■ **DESCRIPTION OF THE TASK**
Scan the data for lines with "picture" and report the count by itself.

■ **DATA EXCERPT**
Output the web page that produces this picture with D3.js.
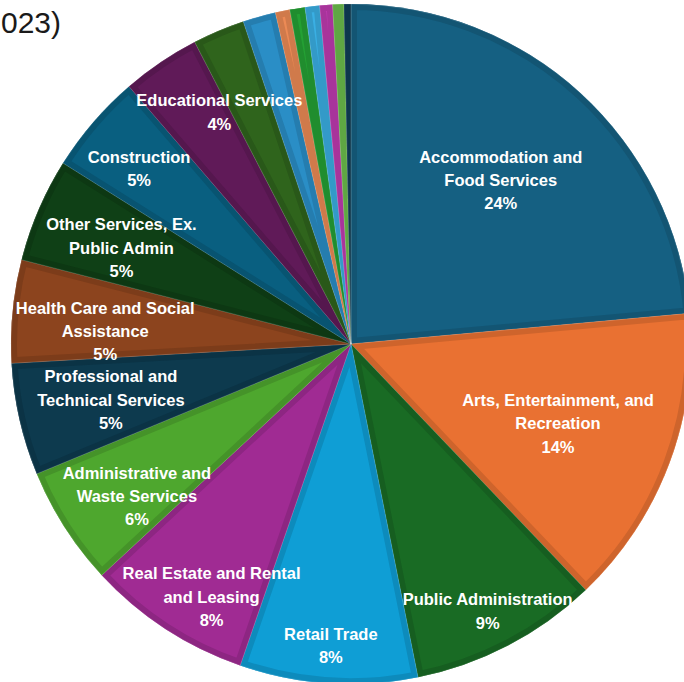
<!DOCTYPE html>
<html>
<head>
<meta charset="utf-8">
<script src="https://cdn.jsdelivr.net/npm/d3@7/dist/d3.min.js"></script>
<style>
  html, body { margin: 0; padding: 0; background: #ffffff; }
  svg { display: block; }
</style>
</head>
<body>
<svg id="chart" width="684" height="682"></svg>
<script>
// ---- data (shares in percent) ----
const categories = [
  "Accommodation and Food Services",
  "Arts, Entertainment, and Recreation",
  "Public Administration",
  "Retail Trade",
  "Real Estate and Rental and Leasing",
  "Administrative and Waste Services",
  "Professional and Technical Services",
  "Health Care and Social Assistance",
  "Other Services, Ex. Public Admin",
  "Construction",
  "Educational Services",
  "Transportation and Warehousing",
  "Manufacturing",
  "Information",
  "Finance and Insurance",
  "Wholesale Trade",
  "Agriculture, Forestry, Fishing and Hunting",
  "Management of Companies",
  "Utilities"
];
const values = [23.56, 14.31, 8.97, 8.44, 7.81, 5.67, 5.33, 4.89, 4.94, 4.75, 3.72, 2.47, 1.56, 0.69, 0.72, 0.69, 0.61, 0.53, 0.33];
// displayed label lines (only the larger slices carry labels)
const labelLines = [
  ["Accommodation and", "Food Services"],
  ["Arts, Entertainment, and", "Recreation"],
  ["Public Administration"],
  ["Retail Trade"],
  ["Real Estate and Rental", "and Leasing"],
  ["Administrative and", "Waste Services"],
  ["Professional and", "Technical Services"],
  ["Health Care and Social", "Assistance"],
  ["Other Services, Ex.", "Public Admin"],
  ["Construction"],
  ["Educational Services"]
];
// visible tail of the (cropped) title
const titleText = "023)";

// ---- styling ----
const colors = [
  "#156082", "#E97132", "#196B24", "#0F9ED5", "#A02B93", "#4EA72E",
  "#0D3A4E", "#8C441E", "#0F4016", "#095F80", "#601A58", "#2F641C",
  "#2A8EC6", "#EC8A55", "#24A034", "#3AAFE3", "#BE3BB0", "#6CBD4C",
  "#0F3E57"
];
// label placement: fraction of radius and angular nudge (degrees)
const labelRadiusFrac = [0.653, 0.652, 0.882, 0.888, 0.849, 0.772, 0.725, 0.724, 0.732, 0.809, 0.785];
const labelAngleNudge = [0, 0.4, 0.4, 0, -4.2, -2.7, -0.2, -2.5, -0.5, -1.1, 4.5];

const W = 684, H = 682;
const cx = 351, cy = 344, R = 340;
const svg = d3.select("#chart");

svg.append("text")
  .attr("x", 1).attr("y", 33)
  .attr("text-anchor", "start")
  .attr("font-family", "'Liberation Sans', Arial, sans-serif")
  .attr("font-size", 30)
  .attr("fill", "#1a1a1a")
  .text(titleText);

const data = categories.map((c, i) => ({ name: c, value: values[i], idx: i }));
const total = d3.sum(values);

const pie = d3.pie().value(d => d.value).sort(null);
const arcs = pie(data);
const arc = d3.arc().innerRadius(0).outerRadius(R);

const defs = svg.append("defs");
const g = svg.append("g").attr("transform", `translate(${cx},${cy})`);

arcs.forEach((d, i) => {
  defs.append("clipPath").attr("id", "clip" + i)
    .append("path").attr("d", arc(d));
});

const slice = g.selectAll("g.slice").data(arcs).enter().append("g").attr("class", "slice");

slice.append("path")
  .attr("d", arc)
  .attr("fill", (d, i) => colors[i]);

// darker inner band (bevel-like edge)
slice.append("path")
  .attr("d", arc)
  .attr("fill", "none")
  .attr("stroke", (d, i) => d3.color(colors[i]).darker(0.35))
  .attr("stroke-width", 12)
  .attr("stroke-linejoin", "round")
  .attr("clip-path", (d, i) => `url(#clip${i})`);

// thin light separator
slice.append("path")
  .attr("d", arc)
  .attr("fill", "none")
  .attr("stroke", "rgba(255,255,255,0.18)")
  .attr("stroke-width", 0.8);

// labels
const lineH = 23.3;
const labelG = g.append("g")
  .attr("font-family", "'Liberation Sans', Arial, sans-serif")
  .attr("font-weight", "bold")
  .attr("font-size", 16.5)
  .attr("fill", "#ffffff")
  .attr("text-anchor", "middle");

arcs.forEach((d, i) => {
  if (i >= labelLines.length) return;
  const nudge = labelAngleNudge[i] * Math.PI / 180;
  const la = d3.arc()
    .innerRadius(R * labelRadiusFrac[i])
    .outerRadius(R * labelRadiusFrac[i])
    .startAngle(d.startAngle + nudge)
    .endAngle(d.endAngle + nudge);
  const [x, y] = la.centroid();
  const lines = labelLines[i].concat([Math.round(d.value / total * 100) + "%"]);
  const n = lines.length;
  const t = labelG.append("text");
  lines.forEach((ln, k) => {
    t.append("tspan")
      .attr("x", x)
      .attr("y", y + (k - (n - 1) / 2) * lineH + 6)
      .text(ln);
  });
});
</script>
</body>
</html>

■ **RESPONSE BELOW**
1